The exercise: Leaving the pictures out, print the lines from the first line of the listing through the line containing "labelOffset=9, labelLimit=400)", exactly as they read, and no others.

Data:
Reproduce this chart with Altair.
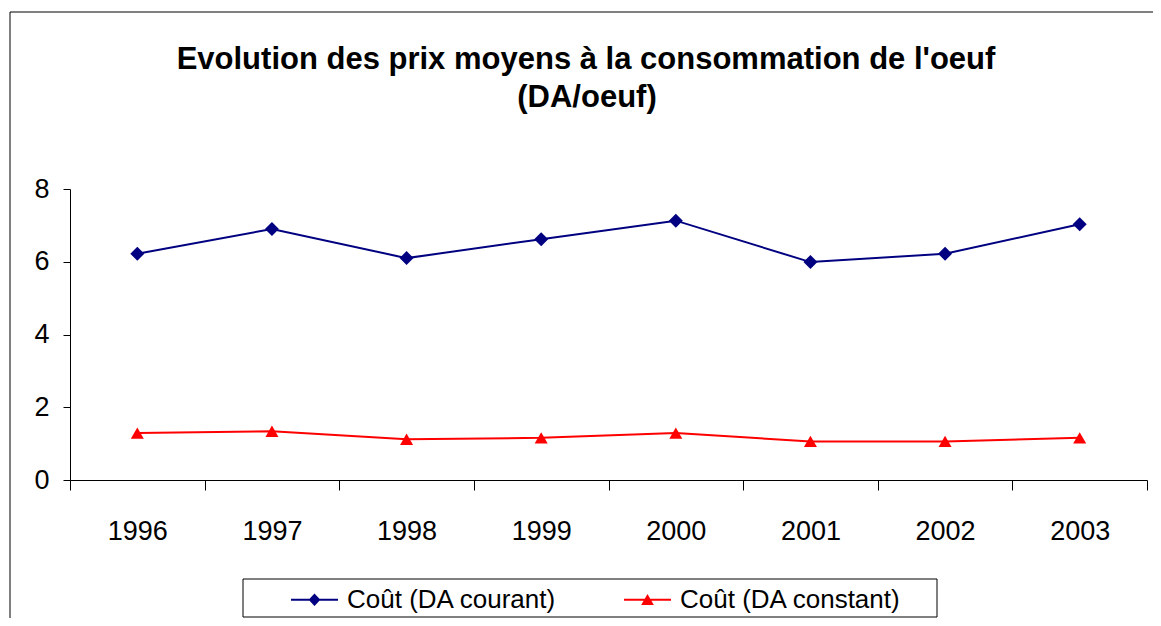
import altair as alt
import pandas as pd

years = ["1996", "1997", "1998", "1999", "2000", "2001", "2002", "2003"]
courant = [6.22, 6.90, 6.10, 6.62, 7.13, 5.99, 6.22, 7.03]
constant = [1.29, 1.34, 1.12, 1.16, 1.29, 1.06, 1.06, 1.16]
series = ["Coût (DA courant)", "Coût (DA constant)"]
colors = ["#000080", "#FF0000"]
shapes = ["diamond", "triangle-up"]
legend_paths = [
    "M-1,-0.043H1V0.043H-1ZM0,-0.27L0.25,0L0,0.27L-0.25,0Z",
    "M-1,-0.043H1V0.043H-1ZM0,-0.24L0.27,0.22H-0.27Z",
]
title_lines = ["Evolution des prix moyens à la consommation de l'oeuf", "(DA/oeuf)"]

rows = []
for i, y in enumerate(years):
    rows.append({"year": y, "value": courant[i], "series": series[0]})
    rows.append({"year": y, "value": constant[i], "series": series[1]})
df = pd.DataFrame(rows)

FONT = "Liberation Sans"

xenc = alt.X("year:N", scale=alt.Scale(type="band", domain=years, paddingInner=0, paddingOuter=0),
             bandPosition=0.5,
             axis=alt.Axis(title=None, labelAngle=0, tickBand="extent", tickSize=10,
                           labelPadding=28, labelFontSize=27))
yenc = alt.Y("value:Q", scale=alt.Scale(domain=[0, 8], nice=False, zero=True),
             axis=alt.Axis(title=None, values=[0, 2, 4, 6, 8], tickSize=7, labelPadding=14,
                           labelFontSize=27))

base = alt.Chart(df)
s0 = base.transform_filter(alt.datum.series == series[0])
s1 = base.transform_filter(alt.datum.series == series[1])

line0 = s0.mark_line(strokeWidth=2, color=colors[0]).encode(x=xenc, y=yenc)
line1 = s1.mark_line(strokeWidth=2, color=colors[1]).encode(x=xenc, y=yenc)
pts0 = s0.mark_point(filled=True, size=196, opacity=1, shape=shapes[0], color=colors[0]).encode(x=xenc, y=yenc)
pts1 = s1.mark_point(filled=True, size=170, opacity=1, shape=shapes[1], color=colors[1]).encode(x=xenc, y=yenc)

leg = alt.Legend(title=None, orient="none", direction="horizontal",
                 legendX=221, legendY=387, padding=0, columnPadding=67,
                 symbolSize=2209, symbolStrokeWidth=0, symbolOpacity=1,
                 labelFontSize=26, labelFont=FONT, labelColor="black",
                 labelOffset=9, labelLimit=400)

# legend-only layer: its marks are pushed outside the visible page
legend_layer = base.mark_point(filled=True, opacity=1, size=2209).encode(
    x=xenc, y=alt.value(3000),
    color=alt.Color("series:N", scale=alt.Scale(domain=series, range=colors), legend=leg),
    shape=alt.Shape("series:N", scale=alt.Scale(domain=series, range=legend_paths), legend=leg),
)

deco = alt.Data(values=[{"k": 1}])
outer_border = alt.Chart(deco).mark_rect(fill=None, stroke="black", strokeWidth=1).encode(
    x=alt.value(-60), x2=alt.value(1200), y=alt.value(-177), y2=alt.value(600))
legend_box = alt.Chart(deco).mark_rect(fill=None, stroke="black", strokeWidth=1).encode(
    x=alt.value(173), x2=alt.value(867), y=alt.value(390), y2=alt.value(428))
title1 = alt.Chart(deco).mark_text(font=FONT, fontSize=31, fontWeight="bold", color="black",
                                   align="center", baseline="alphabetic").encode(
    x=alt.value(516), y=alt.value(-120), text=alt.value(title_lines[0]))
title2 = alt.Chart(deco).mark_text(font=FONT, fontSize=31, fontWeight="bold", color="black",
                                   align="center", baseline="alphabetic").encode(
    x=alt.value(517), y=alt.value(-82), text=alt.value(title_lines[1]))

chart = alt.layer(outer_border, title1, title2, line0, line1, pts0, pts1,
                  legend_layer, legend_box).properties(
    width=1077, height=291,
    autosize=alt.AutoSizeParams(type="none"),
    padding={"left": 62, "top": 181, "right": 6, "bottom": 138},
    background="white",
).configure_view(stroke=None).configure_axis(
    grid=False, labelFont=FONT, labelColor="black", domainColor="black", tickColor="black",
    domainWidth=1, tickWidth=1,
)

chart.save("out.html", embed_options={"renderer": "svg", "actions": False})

Reply to the task:
Reproduce this chart with Altair.
import altair as alt
import pandas as pd

years = ["1996", "1997", "1998", "1999", "2000", "2001", "2002", "2003"]
courant = [6.22, 6.90, 6.10, 6.62, 7.13, 5.99, 6.22, 7.03]
constant = [1.29, 1.34, 1.12, 1.16, 1.29, 1.06, 1.06, 1.16]
series = ["Coût (DA courant)", "Coût (DA constant)"]
colors = ["#000080", "#FF0000"]
shapes = ["diamond", "triangle-up"]
legend_paths = [
    "M-1,-0.043H1V0.043H-1ZM0,-0.27L0.25,0L0,0.27L-0.25,0Z",
    "M-1,-0.043H1V0.043H-1ZM0,-0.24L0.27,0.22H-0.27Z",
]
title_lines = ["Evolution des prix moyens à la consommation de l'oeuf", "(DA/oeuf)"]

rows = []
for i, y in enumerate(years):
    rows.append({"year": y, "value": courant[i], "series": series[0]})
    rows.append({"year": y, "value": constant[i], "series": series[1]})
df = pd.DataFrame(rows)

FONT = "Liberation Sans"

xenc = alt.X("year:N", scale=alt.Scale(type="band", domain=years, paddingInner=0, paddingOuter=0),
             bandPosition=0.5,
             axis=alt.Axis(title=None, labelAngle=0, tickBand="extent", tickSize=10,
                           labelPadding=28, labelFontSize=27))
yenc = alt.Y("value:Q", scale=alt.Scale(domain=[0, 8], nice=False, zero=True),
             axis=alt.Axis(title=None, values=[0, 2, 4, 6, 8], tickSize=7, labelPadding=14,
                           labelFontSize=27))

base = alt.Chart(df)
s0 = base.transform_filter(alt.datum.series == series[0])
s1 = base.transform_filter(alt.datum.series == series[1])

line0 = s0.mark_line(strokeWidth=2, color=colors[0]).encode(x=xenc, y=yenc)
line1 = s1.mark_line(strokeWidth=2, color=colors[1]).encode(x=xenc, y=yenc)
pts0 = s0.mark_point(filled=True, size=196, opacity=1, shape=shapes[0], color=colors[0]).encode(x=xenc, y=yenc)
pts1 = s1.mark_point(filled=True, size=170, opacity=1, shape=shapes[1], color=colors[1]).encode(x=xenc, y=yenc)

leg = alt.Legend(title=None, orient="none", direction="horizontal",
                 legendX=221, legendY=387, padding=0, columnPadding=67,
                 symbolSize=2209, symbolStrokeWidth=0, symbolOpacity=1,
                 labelFontSize=26, labelFont=FONT, labelColor="black",
                 labelOffset=9, labelLimit=400)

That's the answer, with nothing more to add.